Im Inland spricht der Verband der deutschen Fruchtsaft-Industrie e. V. (VdF), Bonn, gar von Stagnation, beziehungsweise leichtem Rück-gang. Im Export sei jedoch ein Plus zu verzeichnen. Von einem wertmäßigen Zuwachs von 1,5 Prozent und einem mengenmäßigen Zuwachs von einem Prozent ist die Rede. Dem Apfelsaft folgten dabei Orangensaft, die Fruchtsaftschorlen (auch hier wieder Apfelsaft als klarer Favorit), ACE-Produkte, Wellnessgetränke und andere neue Getränke auf Fruchtsaftbasis. Für Deutschland und die wichtigen Apfel-Lieferländer Europas war 2002 allerdings wieder ein schwaches Apfeljahr. Zu den ohnehin schon schwierigen betriebswirtschaftlichen Entwicklungen hat vor allem auch der wieder hohe Mostapfelpreis (9,67 Euro pro 100 Kilogramm) zusätzliche Probleme gebracht.
Den Preisdruck haben auch die rund 200 deutschen Fruchtwein- und Fruchtschaumweinhersteller zu spüren bekommen, wie deren Verband meldet. Der Branchenumsatz ging 2002 im Vergleich zum Vorjahr von rund 84 auf 78 Millionen Euro zurück.

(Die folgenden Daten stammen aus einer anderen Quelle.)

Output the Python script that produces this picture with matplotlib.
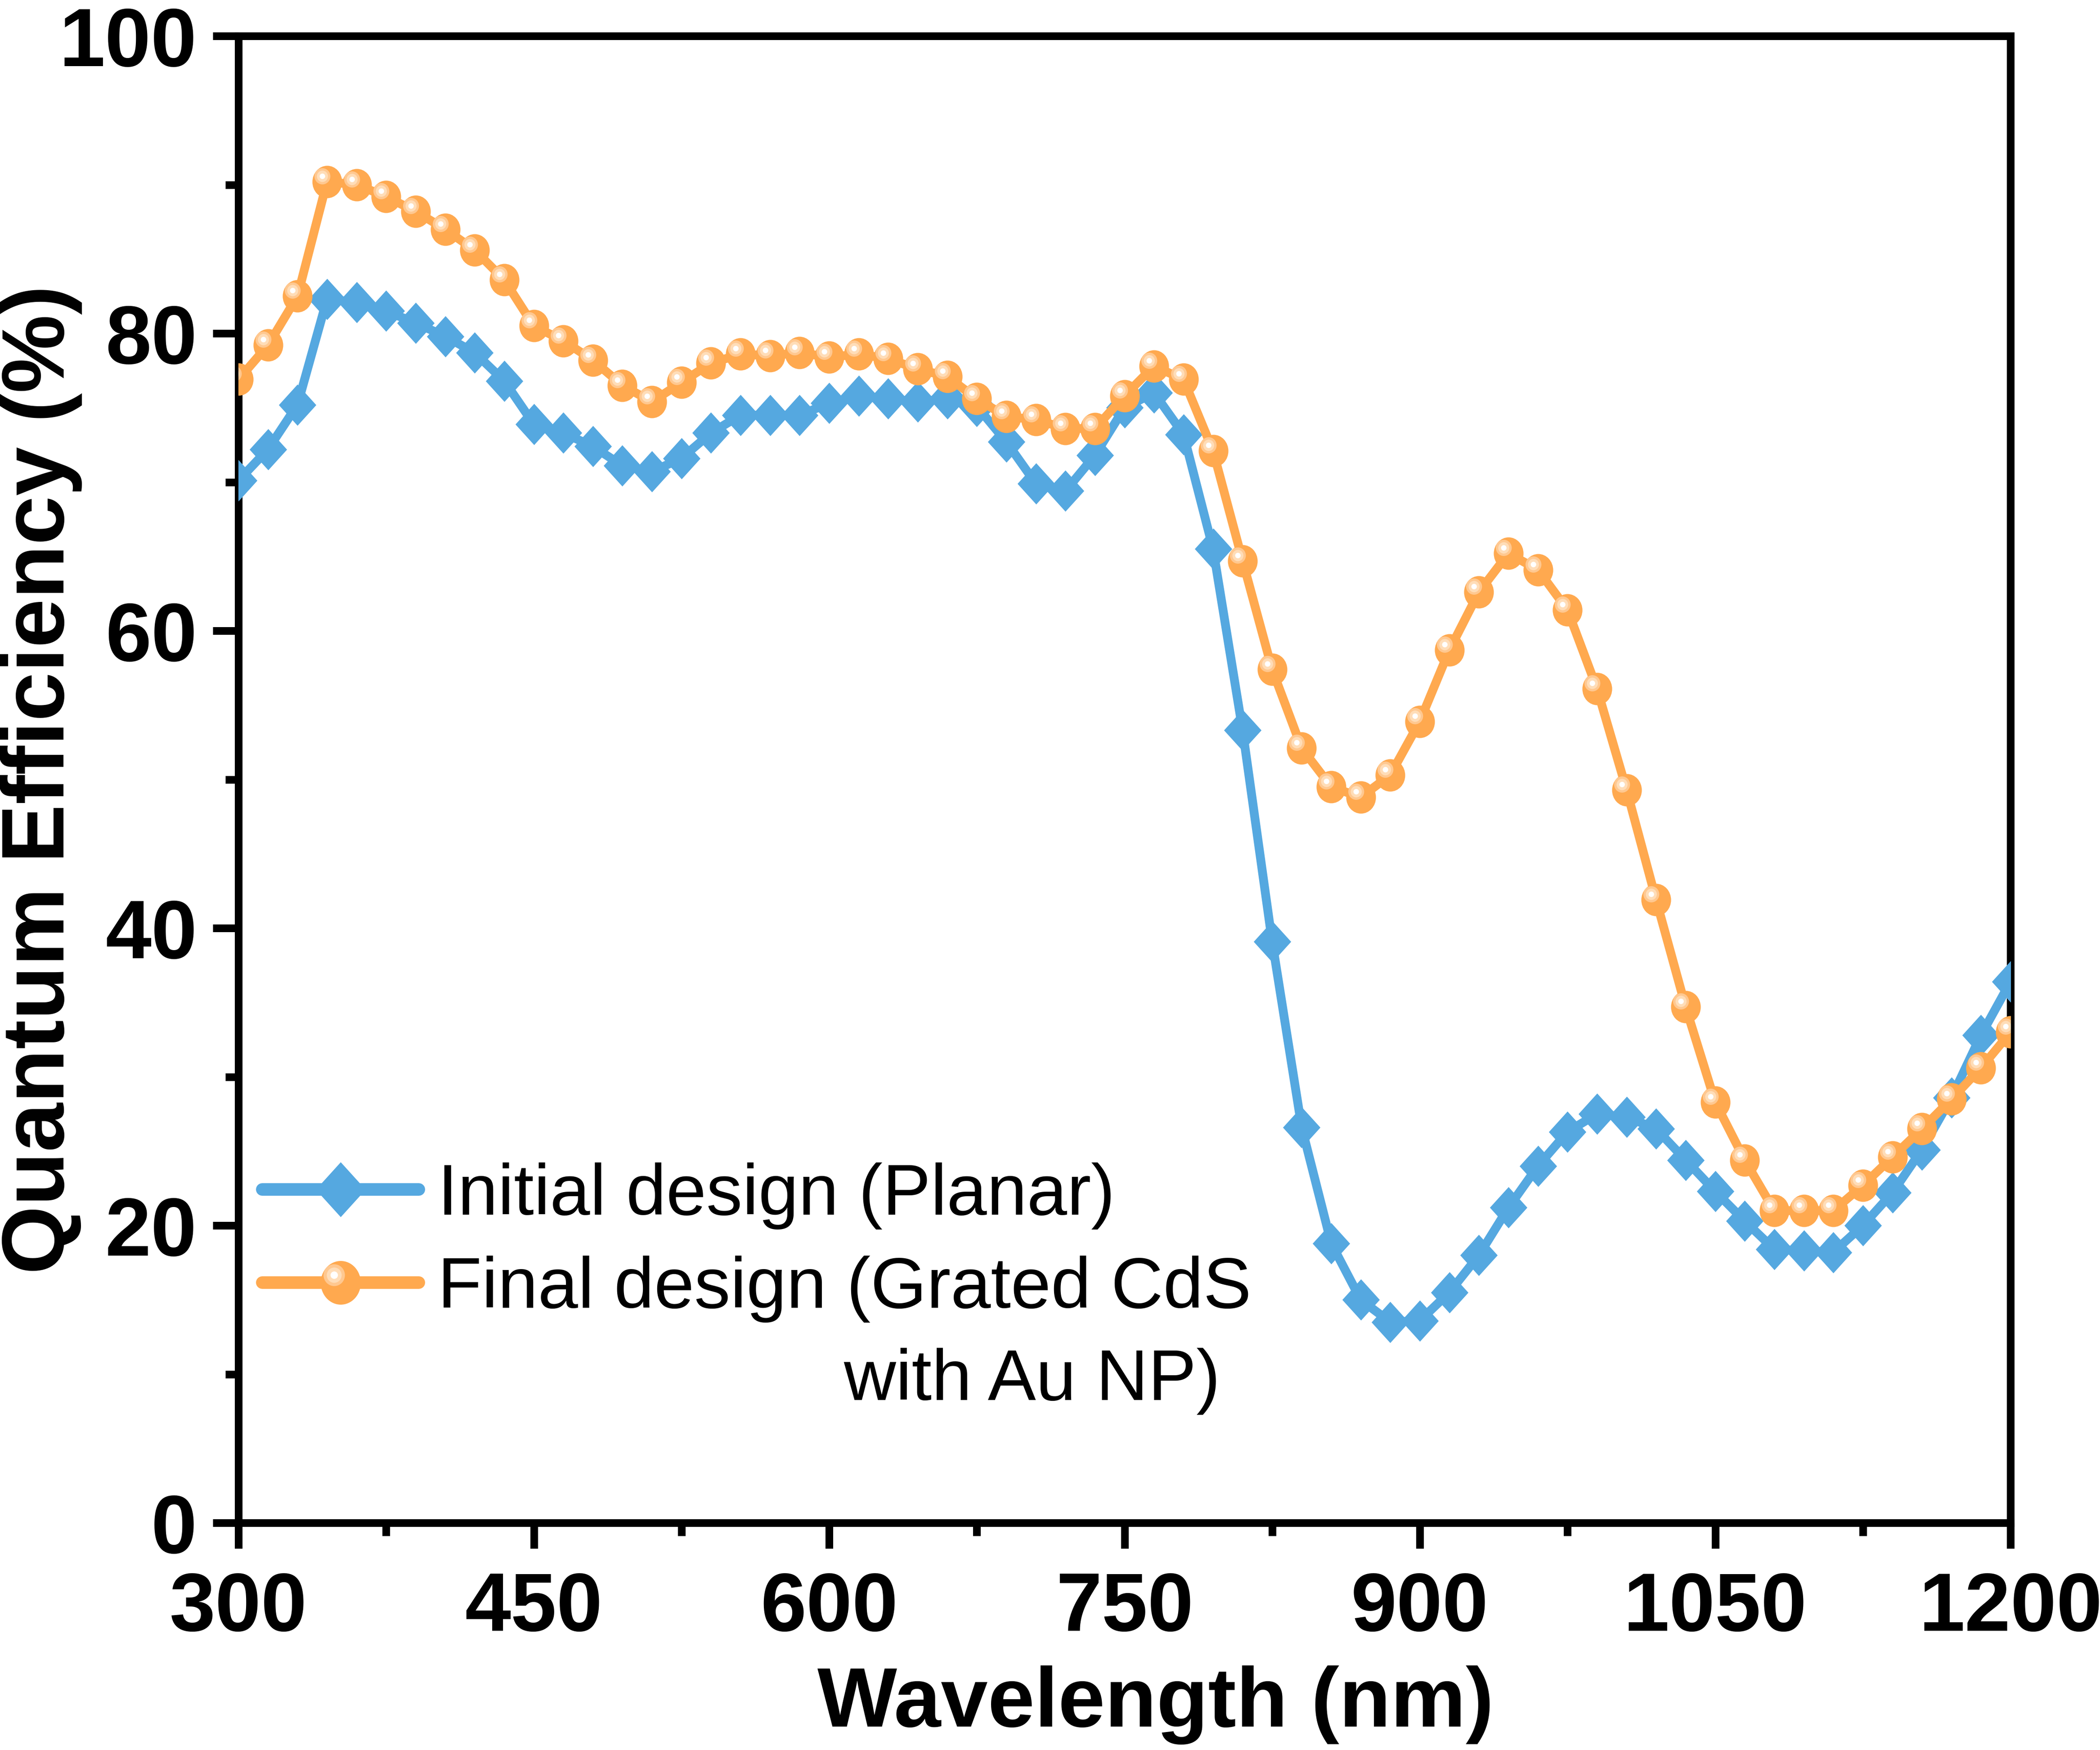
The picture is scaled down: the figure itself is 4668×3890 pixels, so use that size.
import numpy as np
import matplotlib.pyplot as plt
from matplotlib.path import Path
from matplotlib.lines import Line2D
from matplotlib.legend_handler import HandlerTuple
from matplotlib.ticker import MultipleLocator

plt.rcParams['font.family'] = ['Liberation Sans', 'DejaVu Sans']
plt.rcParams['font.weight'] = 'bold'

# wavelength grid of the simulation, 15 nm steps
wavelength = np.arange(300, 1201, 15)

qe_initial = [70.1, 72.2, 75.2, 82.3, 82.1, 81.5, 80.7, 79.8, 78.7, 76.8,
              73.9, 73.3, 72.4, 71.1, 70.7, 71.6, 73.3, 74.5, 74.5, 74.5,
              75.3, 75.8, 75.6, 75.4, 75.6, 75.1, 72.7, 69.9, 69.4, 71.8,
              75.0, 76.0, 73.2, 65.5, 53.3, 39.1, 26.6, 18.8, 15.0, 13.5,
              13.6, 15.5, 18.0, 21.2, 24.0, 26.3, 27.5, 27.3, 26.5, 24.4,
              22.3, 20.3, 18.4, 18.3, 18.2, 20.0, 22.2, 25.1, 28.6, 32.8,
              36.4]

qe_final = [76.9, 79.2, 82.5, 90.2, 90.0, 89.2, 88.2, 87.0, 85.6, 83.6,
            80.5, 79.5, 78.2, 76.5, 75.4, 76.7, 78.0, 78.6, 78.5, 78.7,
            78.4, 78.6, 78.3, 77.6, 77.1, 75.6, 74.4, 74.2, 73.6, 73.6,
            75.8, 77.8, 76.9, 72.1, 64.7, 57.4, 52.1, 49.5, 48.8, 50.3,
            53.9, 58.7, 62.6, 65.2, 64.1, 61.4, 56.1, 49.3, 41.9, 34.7,
            28.3, 24.4, 21.0, 21.0, 21.0, 22.7, 24.6, 26.5, 28.5, 30.6,
            33.0]

label_initial = 'Initial design (Planar)'
label_final = 'Final design (Grated CdS'
label_final_2 = 'with Au NP)'

blue = '#55A8E0'
orange = '#FFA94F'


def ellipse(cx, cy, rx, ry):
    circ = Path.unit_circle()
    v = circ.vertices.copy()
    v[:, 0] = v[:, 0] * rx + cx
    v[:, 1] = v[:, 1] * ry + cy
    return Path(v, circ.codes)


def msize(path, d):
    # matplotlib scales custom markers by their largest vertex
    return d * np.abs(path.vertices).max()


# Origin-like shaded sphere, unit = outer vertical radius
sphere = [(ellipse(0, 0, 0.917, 1.0), orange),
          (ellipse(-0.30, 0.35, 0.49, 0.50), '#FFC890'),
          (ellipse(-0.30, 0.35, 0.34, 0.35), '#FFDDB8'),
          (ellipse(-0.30, 0.35, 0.17, 0.17), 'white')]

diamond = Path([(0, 1), (0.907, 0), (0, -1), (-0.907, 0), (0, 1)],
               [Path.MOVETO, Path.LINETO, Path.LINETO, Path.LINETO, Path.CLOSEPOLY])

fig = plt.figure(figsize=(15.56, 12.9667), dpi=300)
ax = fig.add_axes([0.11354, 0.1298, 0.84386, 0.84963])

ax.plot(wavelength, qe_initial, color=blue, lw=4.7, marker=diamond, ms=22,
        mew=0, zorder=3)
ax.plot(wavelength, qe_final, color=orange, lw=4.7, marker=sphere[0][0],
        ms=msize(sphere[0][0], 17.3), mew=0, zorder=4)
for p, c in sphere[1:]:
    ax.plot(wavelength, qe_final, ls='none', marker=p, ms=msize(p, 17.3),
            mfc=c, mew=0, zorder=5)

ax.set_xlim(300, 1200)
ax.set_ylim(0, 100)
ax.xaxis.set_major_locator(MultipleLocator(150))
ax.xaxis.set_minor_locator(MultipleLocator(75))
ax.yaxis.set_major_locator(MultipleLocator(20))
ax.yaxis.set_minor_locator(MultipleLocator(10))

for s in ax.spines.values():
    s.set_linewidth(4.1)
ax.tick_params(which='major', length=13.7, width=4.1, labelsize=44)
ax.tick_params(which='minor', length=7, width=4.1)
ax.tick_params(axis='x', which='both', pad=12)
ax.tick_params(axis='y', which='both', pad=8.4)

ax.set_xlabel('Wavelength (nm)', fontsize=45, fontweight='bold')
ax.set_ylabel('Quantum Efficiency (%)', fontsize=47, fontweight='bold')
ax.xaxis.set_label_coords(0.5175, -0.0959)
ax.yaxis.set_label_coords(-0.0881, 0.5)

# legend handles are drawn a bit larger than the data markers
h_blue = Line2D([], [], color=blue, lw=6.7, solid_capstyle='round',
                marker=diamond, ms=29.3, mew=0)
h_orange = [Line2D([], [], color=orange, lw=6.7, solid_capstyle='round',
                   marker=sphere[0][0], ms=msize(sphere[0][0], 23.3), mew=0)]
for p, c in sphere[1:]:
    h_orange.append(Line2D([], [], ls='none', marker=p, ms=msize(p, 23.3),
                           mfc=c, mew=0))

ax.legend([h_blue, tuple(h_orange)], [label_initial, label_final],
          handler_map={tuple: HandlerTuple(ndivide=1, pad=0)},
          loc='upper left', bbox_to_anchor=(0.0135, 0.2424),
          frameon=False, borderpad=0, borderaxespad=0,
          handlelength=2.17, handletextpad=0.26, labelspacing=0.36,
          prop={'size': 38.5, 'weight': 'normal'})
ax.text(0.5542, 0.0826, label_final_2, transform=ax.transAxes,
        ha='right', va='baseline', fontsize=38.5, fontweight='normal')

fig.savefig('out.png', dpi=300)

Etwa 101 Millionen Liter Apfel- und Birnenwein, Fruchtwein, Fruchtschaumwein und fruchtweinhaltige Getränke wurden 2002 in der Bundesrepublik in Eigenkelterung hergestellt (Vorjahr: 104,5), davon entfielen rund 71 Millionen Liter auf Apfel- und Birnenwein. Beim Apfelwein ist Hessen nach wie vor das Hauptabsatzgebiet, wo der Pro-Kopf-Verbrauch durchschnittlich bei zehn Liter liegt, zehnmal mehr als im Bundesdurchschnitt.
Rund 25 Prozent der in Deutschland konsumierten Apfelsaftmenge wird in Baden-Württemberg produziert. 50 Prozent kommt als Konzentrat aus anderen Ländern, vor allem aus Polen, Tschechien und China. Deswegen wehrt man sich vor allem in Baden-Württemberg gegen billige Importsäfte. Dort haben sich im Rahmen der Kampagne „Lust auf Apfelsaft“ der Fachgruppe Apfelsaft des Verbandes der Agrargewerblichen Wirtschaft (VdAW) e. V. 15 Hersteller zusammengetan, um sich für Apfelsaft aus Baden-Württemberg stark zu machen. Die Kampagne wurde im Mai vorgestellt, kostet 30.000 Euro und wird zudem von der MBW Marketinggesellschaft und der CMA Deutschland getragen. Basis der Produktion im „Ländle“ sind rund 11,4 Millionen Streuobstbäume, die rund 90 Prozent der gesamten Apfelsaftproduktion liefern und von 120 Herstellern verarbeitet werden.
In den letzten Jahren ist die Streuobstwiesenfläche allerdings immer weiter zurückgegangen, weil sich die Bewirtschaftung wegen der Billigimporte aus dem Ausland nicht mehr lohnt. Bei der Ablieferung in der Mosterei erhält der Obstbauer pro 100 Kilogramm Äpfel nur rund 5,50 Euro, weshalb viele Obstbäume schon seit Jahren nicht mehr abgeerntet und gepflegt werden.